In his final days, Twinkie was too weak to rise up from his bed to eat and drink. We’d bring him his favorite wet food, but he would only give it a few licks. Likewise, he’d only take a few sips of water from his bowl. My wife and I wondered whether he was just trying to make us happy by doing so. Could it be that one of his final acts of love for us was to make us feel as though our assistance was truly needed?

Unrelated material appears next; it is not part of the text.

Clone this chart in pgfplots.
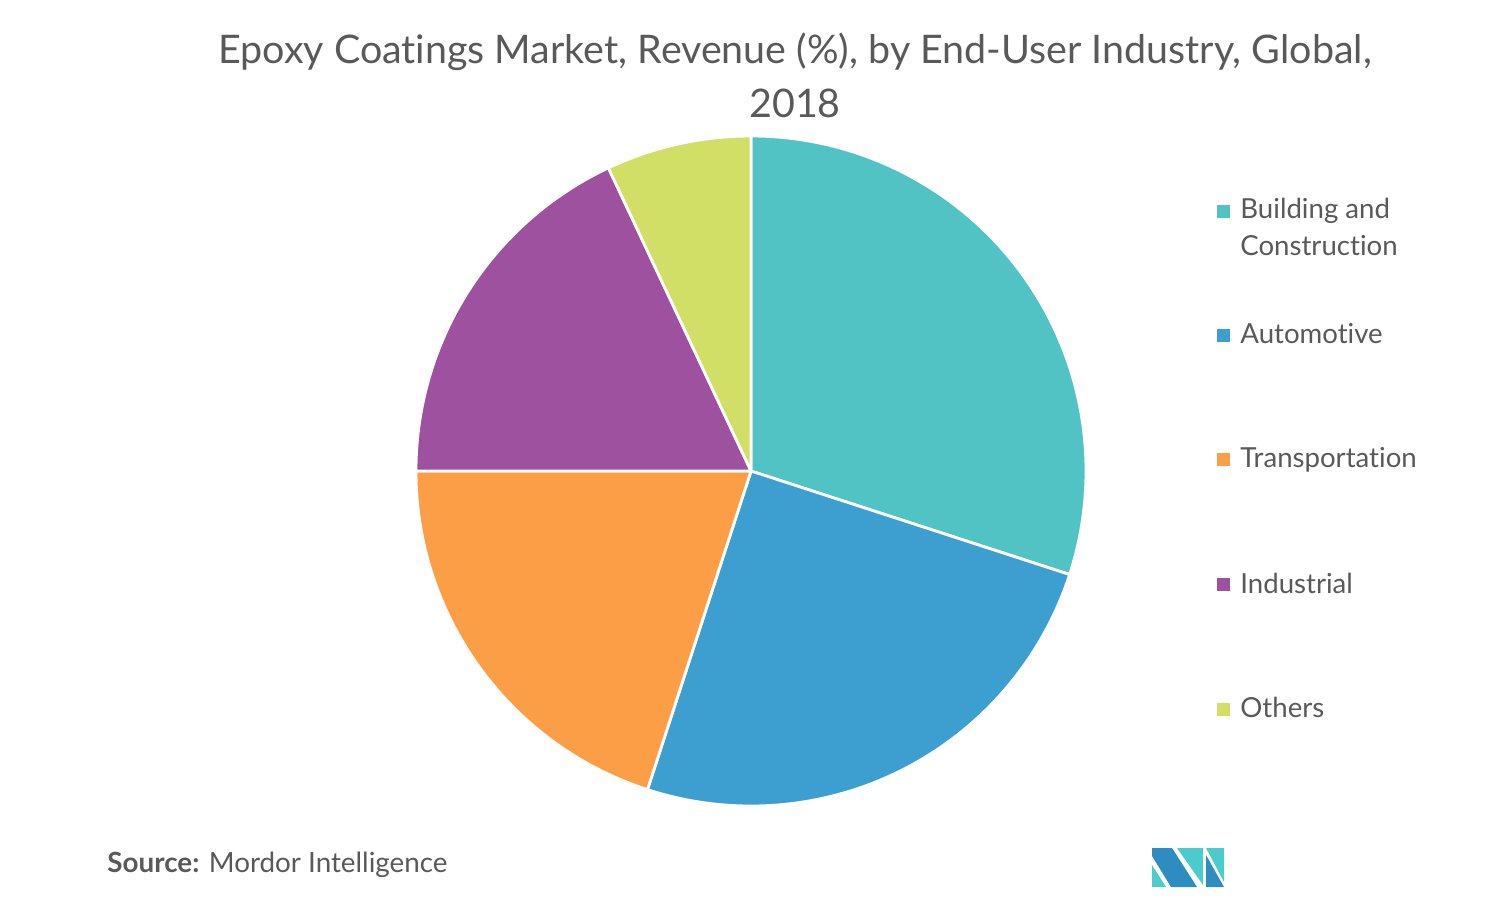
\documentclass[border=0pt]{standalone}
\usepackage{fontspec}
\setmainfont{Lato}[Ligatures={NoCommon,TeX}]
\usepackage{pgfplots}
\pgfplotsset{compat=1.18}
\usepackage{pgfplotstable}

\definecolor{txt}{HTML}{595959}
\definecolor{slice0}{HTML}{52C3C5}
\definecolor{slice1}{HTML}{3D9FD0}
\definecolor{slice2}{HTML}{FC9E45}
\definecolor{slice3}{HTML}{9D519F}
\definecolor{slice4}{HTML}{D1DF67}
\definecolor{logoblue}{HTML}{2E8DC0}
\definecolor{logoteal}{HTML}{4CCBCD}

% share of revenue, clockwise from 12 o'clock
\pgfplotstableread{
idx value
0 30
1 25
2 20
3 18
4 7
}\piedata

\begin{document}
\begin{tikzpicture}
\begin{axis}[
  scale only axis,
  width=744.5pt, height=451pt,
  xmin=0, xmax=1489, ymin=0, ymax=902,
  y dir=reverse,
  hide axis,
  clip=false,
]
\path (rel axis cs:0,0) rectangle (rel axis cs:1,1);

% pie slices
\def\cum{90}
\pgfplotsforeachungrouped \i in {0,...,4}{%
  \pgfplotstablegetelem{\i}{value}\of\piedata
  \pgfmathsetmacro\endang{\cum-3.6*\pgfplotsretval}%
  \edef\doslice{\noexpand\fill[slice\i, draw=white, line width=1.4pt, line join=round]
    (axis cs:751,471) -- ([shift={(\cum:167.5pt)}]axis cs:751,471)
    arc[start angle=\cum, end angle=\endang, radius=167.5pt] -- cycle;}%
  \doslice
  \global\let\cum\endang
}

% title
\node[anchor=base, text=txt, font=\fontsize{19.7}{24}\selectfont] at (axis cs:795,63)
  {Epoxy Coatings Market, Revenue (\%), by End-User Industry, Global,};
\node[anchor=base, text=txt, font=\fontsize{19.7}{24}\selectfont] at (axis cs:795,117) {2018};

% legend
\fill[slice0] (axis cs:1217,205) rectangle (axis cs:1230,218);
\fill[slice1] (axis cs:1217,329) rectangle (axis cs:1230,342);
\fill[slice2] (axis cs:1217,453) rectangle (axis cs:1230,466);
\fill[slice3] (axis cs:1217,578) rectangle (axis cs:1230,591);
\fill[slice4] (axis cs:1217,703) rectangle (axis cs:1230,716);
\tikzset{legtxt/.style={anchor=base west, inner sep=0pt, text=txt, font=\fontsize{13.8}{16}\selectfont}}
\node[legtxt] at (axis cs:1240,218) {Building and};
\node[legtxt] at (axis cs:1240,255) {Construction};
\node[legtxt] at (axis cs:1240,343) {Automotive};
\node[legtxt] at (axis cs:1240,467) {Transportation};
\node[legtxt] at (axis cs:1240,593) {Industrial};
\node[legtxt] at (axis cs:1240,717) {Others};

% source
\node[anchor=base west, inner sep=0pt, text=txt, font=\fontsize{13.9}{16}\selectfont] at (axis cs:107,872)
  {\textbf{Source:} Mordor Intelligence};

% logo
\fill[logoteal] (axis cs:1152,865) -- (axis cs:1152,887) -- (axis cs:1166,887) -- cycle;
\fill[logoblue] (axis cs:1152,848) -- (axis cs:1172,848) -- (axis cs:1197,887)
  -- (axis cs:1171,887) -- (axis cs:1152,856) -- cycle;
\fill[logoteal] (axis cs:1177,848) -- (axis cs:1203,848) -- (axis cs:1203,885) -- cycle;
\fill[logoteal] (axis cs:1206,848) -- (axis cs:1224,848) -- (axis cs:1224,882) -- cycle;
\fill[logoblue] (axis cs:1206,855) -- (axis cs:1206,887) -- (axis cs:1224,887) -- cycle;
\end{axis}
\end{tikzpicture}
\end{document}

Twinkie took his final breaths with his cheek resting on the back of my hand and Darla caressing his tired body. It seemed unfathomable that he was gone. He’d been with us through so much. He’d also left us with so much. Allow me to now share with you some of Twinkie’s teachings on how to live, how to grow old, and how to die. I articulate them to the best of my ability to understand:

  1. Love people with all your heart when they are with you. Welcome them back when they return. There’s no need to ponder the why and wherefor of the time in between. There will always be people to love and people to love you.
  2. Love life deeply, and don’t be afraid to say goodbye. Birth, aging, and death comprise the arc of life. There is great wisdom in the acceptance of what is.
  3. Age will diminish your abilities and faculties. Enjoy what is with whatever abilities and faculties you have.
  4. Age will shrink your world. Take pleasure and comfort in that which is close at hand.
  5. Appreciate the joy of the young. Appreciate the joy of everyone. All the world’s joy can be yours if only you allow it to be so.
  6. Leave past trials and tribulations in the past. They need no longer be you. They need no longer concern or constrain you. You’ve learned from them whatever lessons there were to learn.
  7. Pour yourself into your activity, no matter how ordinary it may be. When eating, just eat. When watching the birds, simply watch the birds. Be present with and for all things.
  8. Let your loved ones be of assistance. Show your love for them by accepting their love for you. Receiving with grace is a gift all its own.
  9. Sit stoically when there is nothing left for you to do. The act of fully watching is a miracle. Be fully present with and for it for however long consciousness remains.
  10. Do not fight the inevitable. When you’ve given your full measure, accept your rest. Let gratitude reside in your heart


A metta offering:

May all beings be safe and protected.

May they be free from both inner and outer harm.

May they live with ease and wellbeing.

May they come to know the blessing of true freedom in this very life.